Chromatic aberration on an APS-C type camera was under control. CA in the center averaged ~0.3px across the aperture range, while CA around borders averaged ~0.5px through the most of the aperture, except at f/2, where it was reaching ~0.9px.
Here are 100% crops, taken with an APS-C type Canon Digital Rebel XTi, comparing image borders at f/2 and f/8.
Canon FF: Nikon AF Nikkor 35mm f/2D continued to show consistent overall performance, with good to excellent center image resolution, excellent border performance at smaller apertures and rather unimpressive border performance at wider apertures. Sounds familiar? It should, since the performance pattern closely matches that seen on a full frame Nikon as well as APS-C Canon bodies.
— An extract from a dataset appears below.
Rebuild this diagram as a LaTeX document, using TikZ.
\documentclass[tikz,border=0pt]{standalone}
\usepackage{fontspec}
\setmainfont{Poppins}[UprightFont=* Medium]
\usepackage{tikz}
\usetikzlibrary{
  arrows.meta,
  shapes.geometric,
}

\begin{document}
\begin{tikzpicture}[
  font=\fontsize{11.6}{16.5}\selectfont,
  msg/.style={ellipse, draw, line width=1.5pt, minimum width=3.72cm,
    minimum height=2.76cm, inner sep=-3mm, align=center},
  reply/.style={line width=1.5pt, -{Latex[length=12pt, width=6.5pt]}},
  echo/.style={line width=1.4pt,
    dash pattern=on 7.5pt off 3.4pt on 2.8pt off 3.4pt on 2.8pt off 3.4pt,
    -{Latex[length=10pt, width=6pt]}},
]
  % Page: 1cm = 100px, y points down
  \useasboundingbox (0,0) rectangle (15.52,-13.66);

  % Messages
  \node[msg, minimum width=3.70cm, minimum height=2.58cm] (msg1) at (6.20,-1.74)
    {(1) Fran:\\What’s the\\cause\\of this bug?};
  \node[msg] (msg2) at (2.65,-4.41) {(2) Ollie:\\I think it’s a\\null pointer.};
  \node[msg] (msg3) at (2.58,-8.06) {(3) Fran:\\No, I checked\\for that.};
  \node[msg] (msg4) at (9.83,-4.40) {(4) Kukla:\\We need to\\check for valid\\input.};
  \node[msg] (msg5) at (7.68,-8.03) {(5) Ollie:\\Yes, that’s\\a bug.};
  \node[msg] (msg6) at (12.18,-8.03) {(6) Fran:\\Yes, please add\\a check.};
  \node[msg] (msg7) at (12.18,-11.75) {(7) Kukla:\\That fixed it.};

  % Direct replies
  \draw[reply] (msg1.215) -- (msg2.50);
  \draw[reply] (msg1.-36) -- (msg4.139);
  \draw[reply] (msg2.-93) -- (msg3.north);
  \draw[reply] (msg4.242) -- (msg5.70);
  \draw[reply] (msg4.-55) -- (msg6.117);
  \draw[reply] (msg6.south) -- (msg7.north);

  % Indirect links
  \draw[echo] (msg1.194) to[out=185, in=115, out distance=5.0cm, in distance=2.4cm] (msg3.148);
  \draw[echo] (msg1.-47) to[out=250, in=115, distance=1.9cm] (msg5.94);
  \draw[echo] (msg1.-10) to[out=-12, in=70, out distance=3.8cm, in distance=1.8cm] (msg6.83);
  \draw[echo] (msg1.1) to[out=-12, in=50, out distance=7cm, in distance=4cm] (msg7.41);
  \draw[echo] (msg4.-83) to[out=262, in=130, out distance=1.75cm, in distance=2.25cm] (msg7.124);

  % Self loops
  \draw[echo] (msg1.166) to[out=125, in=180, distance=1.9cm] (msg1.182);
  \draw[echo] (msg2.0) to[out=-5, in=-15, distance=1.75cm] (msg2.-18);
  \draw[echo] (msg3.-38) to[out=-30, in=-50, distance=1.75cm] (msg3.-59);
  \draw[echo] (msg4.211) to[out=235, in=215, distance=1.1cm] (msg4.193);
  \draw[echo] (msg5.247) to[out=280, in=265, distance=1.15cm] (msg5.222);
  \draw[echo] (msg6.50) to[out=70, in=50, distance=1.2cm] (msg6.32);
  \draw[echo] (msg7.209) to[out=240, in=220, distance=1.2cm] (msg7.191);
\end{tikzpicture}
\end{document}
Consistency is good, but it does not mean border performance at wide apertures is acceptable. Conclusion? OK overall performance, but the lens is certainly not going to be a contender for the top spot.
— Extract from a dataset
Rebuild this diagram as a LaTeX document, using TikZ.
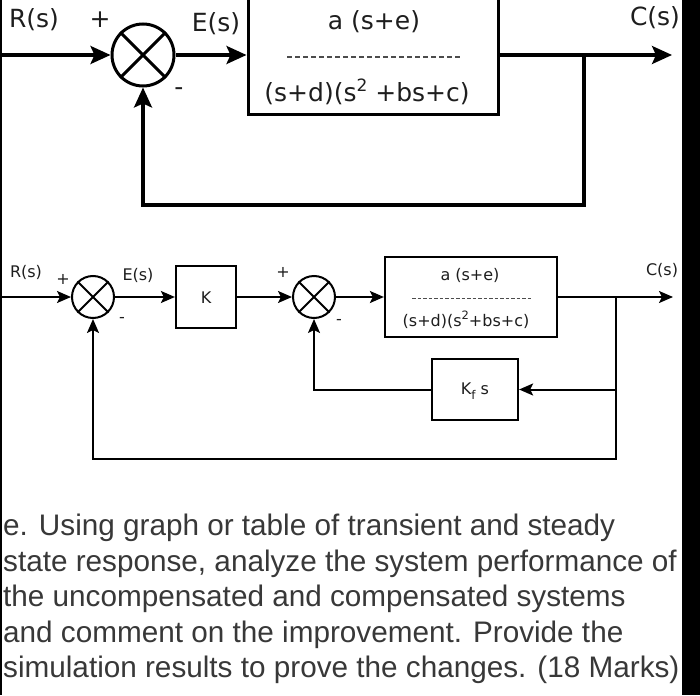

The lens showed pretty minimal amount of barrel distortion - at ~0.48% distortion should not cause any major issues in general type photography, although it might become noticeable around corners in some situations, i.e. architecture type shots.
Chromatic aberration on a full frame Canon 5D was quite manageable - CA in the center never exceeded ~0.4 throughout the tested aperture (actually, CA averaged about 0.25px, except at f/2 where it reached 0.4px). CA around the borders was somewhat higher - at f/2 CA reached ~0.65px, slowly dropping to ~0.4px by f/11.
Here are 100% crops, taken with a full frame Canon 5D, comparing image borders at f/2 and f/8.
Back in the day, 35mm was one of the more popular focal lengths among photographers. Things change and these days there are surprisingly few modern 35mm alternatives available for the Nikon's F mount. Nikon does not offer any options besides the AF Nikkor 35mm f/2D reviewed here, while Sigma, Tokina and Tamron don't offer any 35mm primes at all. You can always evaluate older generation Nikon lenses, the first generation auto-focus 35mm prime - Nikon AF Nikkor 35mm f/2, and manual focus Nikon Nikkor 35mm f/1.4 AiS, Nikon Nikkor 35mm f/2 Ais and Nikon Nikkor 35mm f/2.8 AiS. Speaking of the manual focus lenses - one interesting lens to look at is the recently released (circa 2006) Carl Zeiss Distagon T* 35mm f/2, which is available in the native Nikon F mount as well as Pentax K mount. Another interesting alternative is the Nikon Nikkor 35mm f/2.8 PC - a perspective control 35mm prime, which is probably more suitable for architecture type photography.
Nikon AF Nikkor 35mm f/2D is a good example of a fast wide angle lens that delivers decent performance characteristics at reasonable price. Resolution is not awe-inspiring (primarily due to the border performance at wider apertures), but good enough for majority of users. Handling of artifacts such as color fringing, flare and distortion is clearly as good in this lens as in any other, more expensive model. Granted, build quality is kind of average, but then again, at ~US$280 one should not expect a gold-plated barrel either. So all in all, this is a lens that will be suitable for your day to day photography needs, as long as your needs are not demanding superior image quality at wide apertures.